I told her I could help her get inside but allowed as how she’d still have a problem because she wouldn’t be able to get back out. Then I offered to babysit while she went in, and she took me up on it. Her boys don’t talk yet, but they know their names and they behaved admirably while I waited. Mom (now known as Alyona) brought me a truffle on a stick when she came back to collect her sons.

It all made for a very pleasant day.

*Not the proper translation, but if you read my previous post you know that.

For more pictures, see this album.

Wednesday, July 2, 2014

Chocolate in Minsk

I don’t generally like the chocolate here, and regularly bring a few bars of dark chocolate with me when I enter the country. I prefer chocolates made in Europe and according to French traditions. Russian and Belarusian chocolates contain less (or no) cocoa butter and the beans probably aren’t fermented at all and the chocolate not conched in the way I prefer. OK, you get it. I’m a chocolate snob.

I tried all the local stuff and gave up on it. Until now.

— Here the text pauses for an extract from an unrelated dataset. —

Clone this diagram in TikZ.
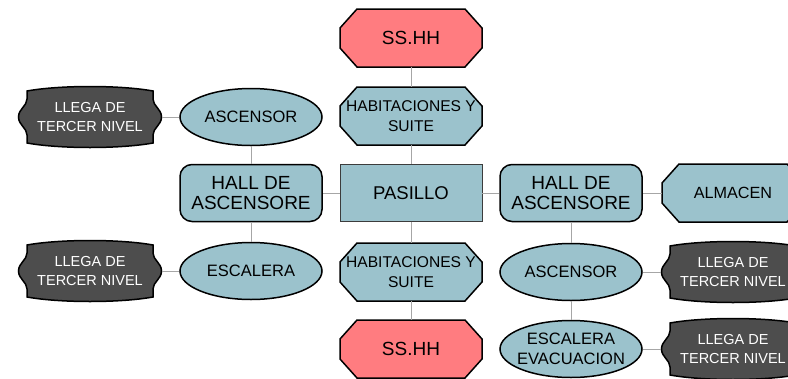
\documentclass[tikz,border=0pt]{standalone}
\usepackage{fontspec}
\setmainfont{Liberation Sans}
\usetikzlibrary{shapes.geometric}

\definecolor{roomblue}{RGB}{155,194,204}
\definecolor{wcred}{RGB}{255,124,128}
\definecolor{plaquegray}{RGB}{77,77,77}
\definecolor{linegray}{RGB}{166,166,166}
\definecolor{edgegray}{RGB}{60,60,60}

% octagon box: #1 name, #2 centre, #3 style, #4 text
\newcommand{\octanode}[4]{%
  \path[octabox, #3, shift={#2}] (-54,-29) -- (54,-29) -- (71,-10) -- (71,10)
    -- (54,29) -- (-54,29) -- (-71,10) -- (-71,-10) -- cycle;
  \node[boxtext, #3, fill=none] (#1) at #2 {#4};
}

% dark plaque behind the "LLEGA DE TERCER NIVEL" labels
\newcommand{\plaquenode}[3]{%
  \path[plaquebox, shift={#2}] (-63,-26) -- (-63,-18)
    .. controls (-63,-11) and (-71.5,-8) .. (-71.5,0)
    .. controls (-71.5,8) and (-63,11) .. (-63,18) -- (-63,26)
    .. controls (-30,32) and (30,32) .. (63,26) -- (63,18)
    .. controls (63,11) and (71.5,8) .. (71.5,0)
    .. controls (71.5,-8) and (63,-11) .. (63,-18) -- (63,-26)
    .. controls (30,-32) and (-30,-32) .. (-63,-26) -- cycle;
  \node[plaque] (#1) at #2 {#3};
}

\begin{document}
\begin{tikzpicture}[
  x=1pt, y=-1pt,
  room/.style={draw=black, line width=1.5pt, fill=roomblue, minimum width=142pt,
    minimum height=57pt, inner sep=1pt, align=center},
  octabox/.style={draw=black, line width=1.5pt, fill=roomblue},
  boxtext/.style={minimum width=142pt, minimum height=58pt, inner sep=1pt, align=center},
  wc/.style={fill=wcred, font=\fontsize{19}{20}\selectfont},
  suite/.style={font=\fontsize{15.6}{20}\selectfont},
  store/.style={font=\fontsize{16.2}{19.5}\selectfont},
  hall/.style={room, rectangle, rounded corners=12pt, font=\fontsize{19}{20}\selectfont},
  lift/.style={room, ellipse, inner xsep=-6pt, font=\fontsize{16.5}{19.5}\selectfont},
  corridor/.style={room, rectangle, draw=edgegray, line width=0.8pt,
    font=\fontsize{18.5}{20}\selectfont},
  plaquebox/.style={draw=black, line width=1.5pt, fill=plaquegray},
  plaque/.style={minimum width=143pt, minimum height=55pt, inner sep=1pt, align=center,
    text=white, font=\fontsize{14.5}{18.7}\selectfont},
  link/.style={draw=linegray, line width=0.8pt},
]
\useasboundingbox (0,0) rectangle (788,378);

% central column
\octanode{ssTop}{(411,38)}{wc}{SS.HH}
\octanode{habTop}{(411,116)}{suite}{HABITACIONES Y\\SUITE}
\node[corridor] (pasillo) at (411,193) {PASILLO};
\octanode{habBot}{(411,272)}{suite}{HABITACIONES Y\\SUITE}
\octanode{ssBot}{(411,349)}{wc}{SS.HH}

% left side
\node[hall] (hallL) at (251,193) {HALL DE\\ASCENSORE};
\node[lift] (ascL) at (251,117) {ASCENSOR};
\node[lift] (escL) at (251,271) {ESCALERA};
\plaquenode{lleL1}{(90,117)}{LLEGA DE\\TERCER NIVEL}
\plaquenode{lleL2}{(90,271)}{LLEGA DE\\TERCER NIVEL}

% right side
\node[hall] (hallR) at (571,193) {HALL DE\\ASCENSORE};
\octanode{almacen}{(733,193)}{store}{ALMACEN}
\node[lift] (ascR) at (571,272) {ASCENSOR};
\node[lift] (escR) at (571,349) {ESCALERA\\EVACUACION};
\plaquenode{lleR1}{(733,272)}{LLEGA DE\\TERCER NIVEL}
\plaquenode{lleR2}{(733,349)}{LLEGA DE\\TERCER NIVEL}

% connectors
\draw[link] (ssTop) -- (habTop);
\draw[link] (habTop) -- (pasillo);
\draw[link] (pasillo) -- (habBot);
\draw[link] (habBot) -- (ssBot);
\draw[link] (pasillo) -- (hallL);
\draw[link] (pasillo) -- (hallR);
\draw[link] (hallL) -- (ascL);
\draw[link] (hallL) -- (escL);
\draw[link] (ascL) -- (lleL1);
\draw[link] (escL) -- (lleL2);
\draw[link] (hallR) -- (almacen);
\draw[link] (hallR) -- (ascR);
\draw[link] (ascR) -- (escR);
\draw[link] (ascR) -- (lleR1);
\draw[link] (escR) -- (lleR2);
\end{tikzpicture}
\end{document}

The other day I noticed a new store between our apartment and the dance school. The name of the store is in Belarusian, and it translates to something like Old-school Masters of Chocolate. Not really, but I like that translation and I’m sticking with it. They have a cocoa pod in their logo. Since most people around here probably have no idea that chocolate comes from cocoa pods, I thought this might be special.

The next time I walked past the shop it was late, nearly 11 p.m. A light shone in the window, so I approached the door. Yes! They were open, and two employees lingered inside. One left as I came in and began to interrogate the other about his ingredients. I don’t know where he got those ingredients, because he uses the good stuff; chocolates that I don’t know how to obtain in Belarus. It turns out I was talking to the owner, and we presently switched to English. He’d been an exchange student in Ohio at one time, and he speaks English like an American. It turns out in addition that he makes chocolate like a Frenchman.

I bought four of his darkest truffles, one with two kinds of dark chocolate, one with cognac, one with ginger, and one with some kind of booze I never heard of. I tried the one I never heard of first. It was good. Really good. I moved on to the others. When I got to the ginger, my head nearly exploded from intense pleasure. I rushed back in to buy a couple more, squeaking in under the wire as he closed the register. These truffles aren’t cheap by local standards, but they’re priced fairly considering what’s in them and how good they are. In fact, I think they’d be a bargain in some American cities. Anyway, I’ll keep telling myself that as I go back.